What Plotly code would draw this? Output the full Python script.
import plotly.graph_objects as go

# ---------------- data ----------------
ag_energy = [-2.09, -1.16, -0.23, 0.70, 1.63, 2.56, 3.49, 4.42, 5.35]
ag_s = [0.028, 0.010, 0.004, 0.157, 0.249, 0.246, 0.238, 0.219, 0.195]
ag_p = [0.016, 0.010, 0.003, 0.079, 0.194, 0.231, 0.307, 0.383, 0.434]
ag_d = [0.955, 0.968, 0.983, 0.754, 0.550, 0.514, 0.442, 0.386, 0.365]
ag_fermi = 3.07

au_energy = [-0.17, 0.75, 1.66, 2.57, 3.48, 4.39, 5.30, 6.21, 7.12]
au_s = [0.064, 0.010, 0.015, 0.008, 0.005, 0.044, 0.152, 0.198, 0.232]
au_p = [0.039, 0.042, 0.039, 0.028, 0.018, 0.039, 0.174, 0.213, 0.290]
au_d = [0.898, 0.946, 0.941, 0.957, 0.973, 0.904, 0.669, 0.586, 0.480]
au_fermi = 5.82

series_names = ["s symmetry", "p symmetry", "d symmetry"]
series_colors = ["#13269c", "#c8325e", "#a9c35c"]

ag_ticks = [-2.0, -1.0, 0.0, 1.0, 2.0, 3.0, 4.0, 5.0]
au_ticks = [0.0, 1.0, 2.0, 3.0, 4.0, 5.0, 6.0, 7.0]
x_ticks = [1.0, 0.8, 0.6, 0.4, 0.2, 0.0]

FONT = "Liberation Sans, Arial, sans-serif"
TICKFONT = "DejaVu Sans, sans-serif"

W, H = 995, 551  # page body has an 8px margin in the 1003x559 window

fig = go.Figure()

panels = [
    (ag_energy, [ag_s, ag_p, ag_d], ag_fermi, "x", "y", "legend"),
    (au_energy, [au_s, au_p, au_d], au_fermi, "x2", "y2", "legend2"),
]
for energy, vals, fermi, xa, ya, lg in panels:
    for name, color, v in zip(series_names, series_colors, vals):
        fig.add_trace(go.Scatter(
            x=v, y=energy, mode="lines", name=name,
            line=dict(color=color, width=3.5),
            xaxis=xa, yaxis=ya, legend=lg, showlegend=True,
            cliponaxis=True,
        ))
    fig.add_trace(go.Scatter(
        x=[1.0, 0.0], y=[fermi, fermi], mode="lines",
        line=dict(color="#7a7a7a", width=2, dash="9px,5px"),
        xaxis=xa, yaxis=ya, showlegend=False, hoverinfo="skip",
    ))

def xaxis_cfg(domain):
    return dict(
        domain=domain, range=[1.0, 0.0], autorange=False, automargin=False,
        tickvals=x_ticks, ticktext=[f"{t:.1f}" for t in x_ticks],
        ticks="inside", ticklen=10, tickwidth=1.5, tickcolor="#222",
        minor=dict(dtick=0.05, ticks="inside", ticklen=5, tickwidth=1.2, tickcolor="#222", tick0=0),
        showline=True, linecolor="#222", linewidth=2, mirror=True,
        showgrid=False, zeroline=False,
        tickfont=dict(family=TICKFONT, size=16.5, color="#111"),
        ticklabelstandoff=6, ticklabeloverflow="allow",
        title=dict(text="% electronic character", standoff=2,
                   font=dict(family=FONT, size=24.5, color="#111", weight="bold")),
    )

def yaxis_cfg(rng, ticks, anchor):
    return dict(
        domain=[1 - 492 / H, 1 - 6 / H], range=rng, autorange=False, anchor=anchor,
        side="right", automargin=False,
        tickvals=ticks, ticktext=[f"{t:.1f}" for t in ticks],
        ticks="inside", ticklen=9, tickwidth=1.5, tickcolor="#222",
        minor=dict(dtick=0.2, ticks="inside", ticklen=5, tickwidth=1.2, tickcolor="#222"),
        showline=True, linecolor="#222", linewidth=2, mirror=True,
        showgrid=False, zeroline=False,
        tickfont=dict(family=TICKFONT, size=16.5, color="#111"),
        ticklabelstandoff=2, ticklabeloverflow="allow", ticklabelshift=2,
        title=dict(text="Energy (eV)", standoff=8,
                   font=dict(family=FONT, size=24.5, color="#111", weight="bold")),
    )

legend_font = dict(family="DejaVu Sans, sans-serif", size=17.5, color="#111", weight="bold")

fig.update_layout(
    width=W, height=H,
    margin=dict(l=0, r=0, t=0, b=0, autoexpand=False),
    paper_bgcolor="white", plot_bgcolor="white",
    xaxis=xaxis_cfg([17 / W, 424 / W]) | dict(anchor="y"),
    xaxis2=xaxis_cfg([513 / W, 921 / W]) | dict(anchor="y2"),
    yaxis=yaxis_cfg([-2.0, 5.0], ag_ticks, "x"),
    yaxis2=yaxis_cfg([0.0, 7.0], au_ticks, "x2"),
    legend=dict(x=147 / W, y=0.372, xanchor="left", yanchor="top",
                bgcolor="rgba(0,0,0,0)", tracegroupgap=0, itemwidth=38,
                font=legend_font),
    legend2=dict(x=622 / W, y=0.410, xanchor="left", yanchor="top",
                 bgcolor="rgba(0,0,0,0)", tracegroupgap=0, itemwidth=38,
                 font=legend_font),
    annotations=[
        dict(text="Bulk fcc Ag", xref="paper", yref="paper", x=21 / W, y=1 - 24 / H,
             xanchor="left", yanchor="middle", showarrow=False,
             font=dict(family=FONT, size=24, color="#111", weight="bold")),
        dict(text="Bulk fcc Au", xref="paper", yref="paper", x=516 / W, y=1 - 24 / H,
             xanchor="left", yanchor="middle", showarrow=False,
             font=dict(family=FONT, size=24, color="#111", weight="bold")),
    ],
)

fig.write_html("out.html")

========================================================================

> [Exercise goal]:
Restate word for word only the lines running from the beginning of the data to the line holding "ag_fermi = 3.07", both included.

> [Output]:
What Plotly code would draw this? Output the full Python script.
import plotly.graph_objects as go

# ---------------- data ----------------
ag_energy = [-2.09, -1.16, -0.23, 0.70, 1.63, 2.56, 3.49, 4.42, 5.35]
ag_s = [0.028, 0.010, 0.004, 0.157, 0.249, 0.246, 0.238, 0.219, 0.195]
ag_p = [0.016, 0.010, 0.003, 0.079, 0.194, 0.231, 0.307, 0.383, 0.434]
ag_d = [0.955, 0.968, 0.983, 0.754, 0.550, 0.514, 0.442, 0.386, 0.365]
ag_fermi = 3.07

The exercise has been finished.